OK so the term and concept modern is just too huge and complicated to make any sense in my dissertation. It might could work if I were directly debating Genovese and Wyatt-Brown on the issue of pre-modern and modern economic styles and cultural codes. But this is not 1987, and while I am fundamentally taking a stance on all that, I need to not get bogged down in that language.
So, I’m going to drop references to modern, and will need to stop calling religion modern religion as a counterpoint to traditional practice.
(Can’t do that without the question: what do you call a cultural movement that you know—from historical perspective—will prevail over its competitors, without privileging it with providential language?)
To be more specific, I am dealing with the term middle class. That right there is also a huge and complicated discussion, but it bears more directly on what I am investigating, so I’ve got to engage it. The definition of that term is difficult, as you can configure it to mean something that developed only in northern urban areas before the war, or an ideal that was adaptable and abroad in many parts of the United States. Fortunately, for my musings here, I can respond to one work, John Wells’ The Origins of the Southern Middle Class (2004), as the most succinct and recent definition and description of this slippery group of people.
So what does Wells describe? He’s very E.P. Thompsonian with his description—paying close attention to that point when a self-conscious articulation of class solidarity appeared (he’s got it in the early 1850s.) The middle class developed, according to Wells, because of cultural and commercial connections to the north. It consisted of middling and wealthy professionals in urban areas. What I like best is his acknowledgement that historical explanations for the middle class phenomena break down into two parts: economic and cultural.
That’s important to me because I’ve got this rhetorical stance that my subjects offer a unique example of middle-classiness because their aspirations preceded economic change. So, I’m responding to the economic part of the broader discussion. I’ve been largely ignoring the cultural side and I’m not sure why. It could be that discussions of southern culture almost universally revolve around slavery and the efforts to maintain racial dominance by white people. That is rarely considered a, well, modern or middle class position. It could also be that aside from Jan Lewis, Jane Censer and some others, that middle class family forms that I’ve been focusing on up to this point, has been the realm of historians who look at economic change (Mary Ryan, et. al.) But the point is that the issue of middle class values in tandem with economic change is just not an issue when you look at cultural causes. And that puts my argument into a so what’s the big deal category? I mean, look at my previous post and the business with the literate culture. Markets, literature, commerce, ideas—they were all over the place and available to everyone in the antebellum south. This shouldn’t even be an issue.
I think I need to do a couple of things. The first is this: it would be awesome if I could better articulate my people as embodying a Thompsonian process, rather than an anthropological description of a thing. I wouldn’t go so far as to say that these rural people who practiced middle class styles of faith, social relations, and marriage self-identified as a class. But they do represent the inworking of a set of ideas.

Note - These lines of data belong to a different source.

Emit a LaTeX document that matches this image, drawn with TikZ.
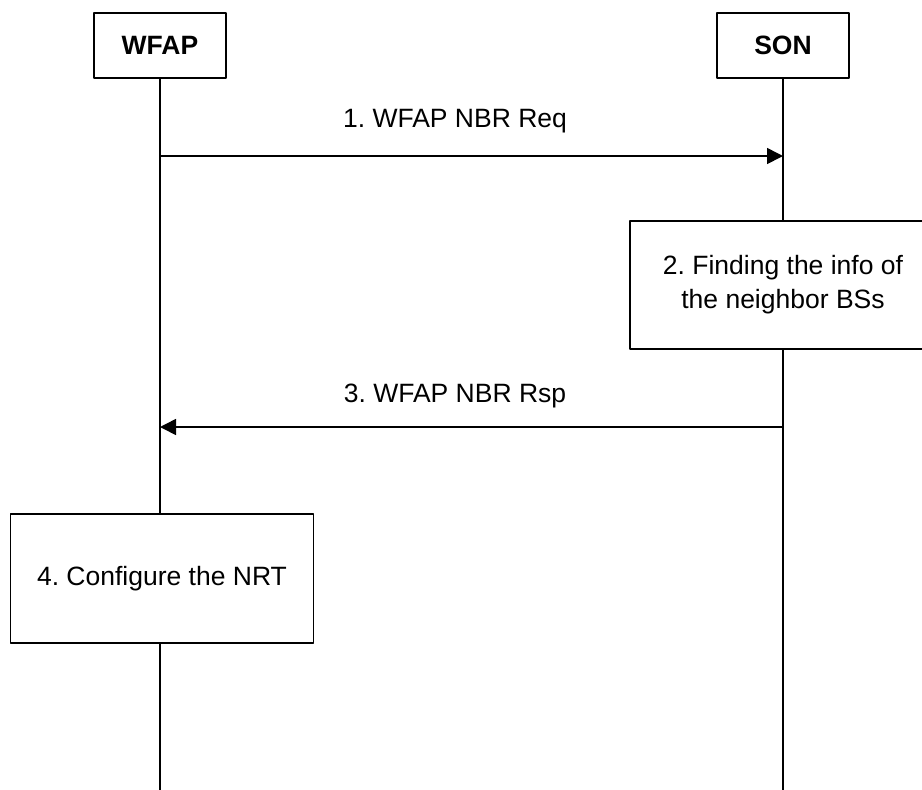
\documentclass[tikz,border=0pt]{standalone}
\usepackage{fontspec}
\setmainfont{Liberation Sans}
\usetikzlibrary{calc,arrows.meta,positioning}

\begin{document}
\frenchspacing
\begin{tikzpicture}[
		x=0.5pt, y=-0.5pt,
		line join=round,
		font=\fontsize{13.25}{17}\selectfont,
		>={Triangle[length=8pt,width=8pt]},
		entity/.style={draw, line width=0.8pt, minimum width=66pt, minimum height=32.5pt, inner sep=0pt, font=\fontsize{13.25}{17}\selectfont\bfseries},
		action/.style={draw, line width=0.8pt, align=center, inner sep=0pt},
		lifeline/.style={line width=1pt},
		msg/.style={->, line width=0.8pt},
		msglab/.style={inner sep=0pt}
	]
	
	% Parameters
	\def\xW{160}  % WFAP lifeline
	\def\xS{783}  % SON lifeline
	\def\yReq{156}
	\def\yRsp{427}
	\def\xLab{455}
	
	\useasboundingbox (0,0) rectangle (922,789);
	
	% Entities
	\node[entity] (wfap) at (\xW,45.5) {WFAP};
	\node[entity] (son) at (\xS,45.5) {SON};
	
	% Actions
	\node[action, minimum width=153pt, minimum height=64pt] (find) at (\xS,285) {2. Finding the info of\\the neighbor BSs};
	\node[action, minimum width=151.5pt, minimum height=64.5pt] (config) at (162,578.5) {4. Configure the NRT};
	
	% Lifeline ends
	\coordinate (wfapend) at (\xW,792);
	\coordinate (sonend) at (\xS,792);
	
	% Lifelines
	\draw[lifeline] (wfap.south) -- (config.north -| wfap);
	\draw[lifeline] (config.south -| wfap) -- (wfapend);
	\draw[lifeline] (son.south) -- (find.north);
	\draw[lifeline] (find.south) -- (sonend);
	
	% Messages
	\coordinate (req1) at (\xW,\yReq);
	\coordinate (req2) at (\xS,\yReq);
	\coordinate (rsp1) at (\xS,\yRsp);
	\coordinate (rsp2) at (\xW,\yRsp);
	
	\draw[msg] (req1) -- (req2);
	\node[msglab] (reqlab) at (\xLab,121) {1. WFAP NBR Req};
	
	\draw[msg] (rsp1) -- (rsp2);
	\node[msglab] (rsplab) at (\xLab,396) {3. WFAP NBR Rsp};
	
\end{tikzpicture}
\end{document}
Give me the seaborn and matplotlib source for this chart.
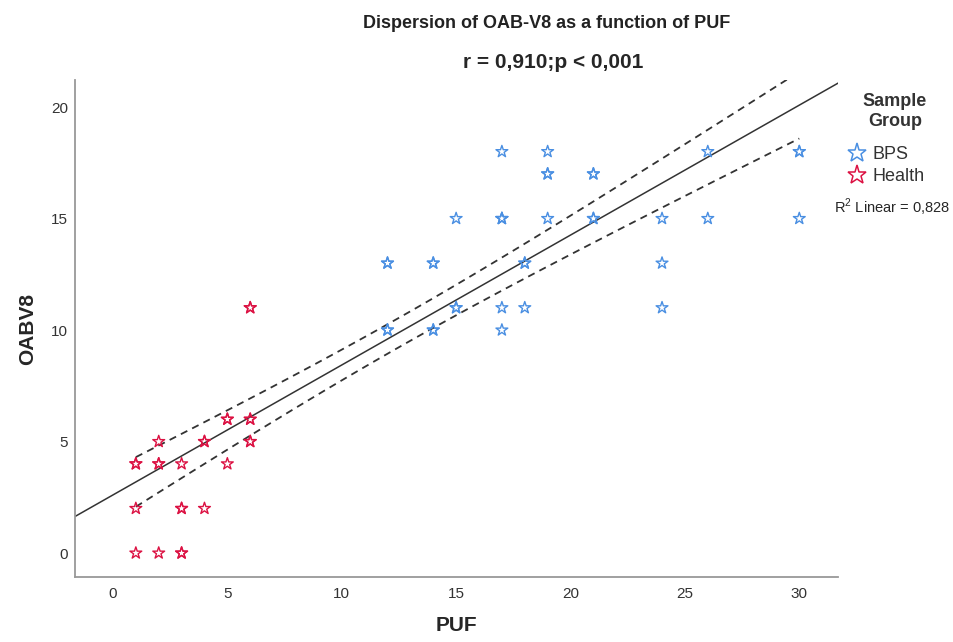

What are these ideas that constitute my definition of “middle class values?” Well, ok, they are, 1. Individual autonomy in religious practice (this is complicated but improved by Bob Elder’s conclusions about religion being a bridge between tradition and, uh, modernity), 2. social relations that prioritized harmony and forgiveness, 3. Companionate marriages and domesticity in the household.
(One place where my description differs from Wells’ is that I’m seeing domestic—southern, particularly religious—sources for middle class type behavior.)
The second thing is this: fix this in relation to Wells’ people. His are decidedly urban and urbane. Mine are rural and rustic. In fact, he sets his middle classers apart from country yeomen, which makes me think that I might be able to adopt that term. But yeoman is so connected to tradition and pre-modernism that I’d hate to use it. And it does something I am trying not to do: tie these ideas to specific economic indicators. I’m trying to demonstrate that these ideas kind of swished around and spilled over traditional historical boundaries of class. (Yes, they spilled upward more than downward, but they are still very fluid.) This is also why I’m steadfastly refusing to give slave- and land-owning markers to these ideas and my people. (But that will be the subject of an upcoming goals post.)
I have been using the term “ordinary” do describe my folks, largely because “common folk,” “yeoman,” “countrymen” (which I like), “poor whites” (which my people are not,) and any other such descriptor have already been used in ways that weight these people with characteristics I’m trying to avoid.
So, here’s the problem—I’ve got a definition (see above). I need a unique name. But I don’t want to fix that name to describe yet another class. I want it to represent a cultural movement, or process.
Should I just go with middle class? (Wish I could just call them “the Caleb Garths of the world.”)
And, how should I refer to modern religious practice, as opposed to traditional, if I am not using that term. (I’m not sure that locating it in such a dichotomy is really useful anyhow.)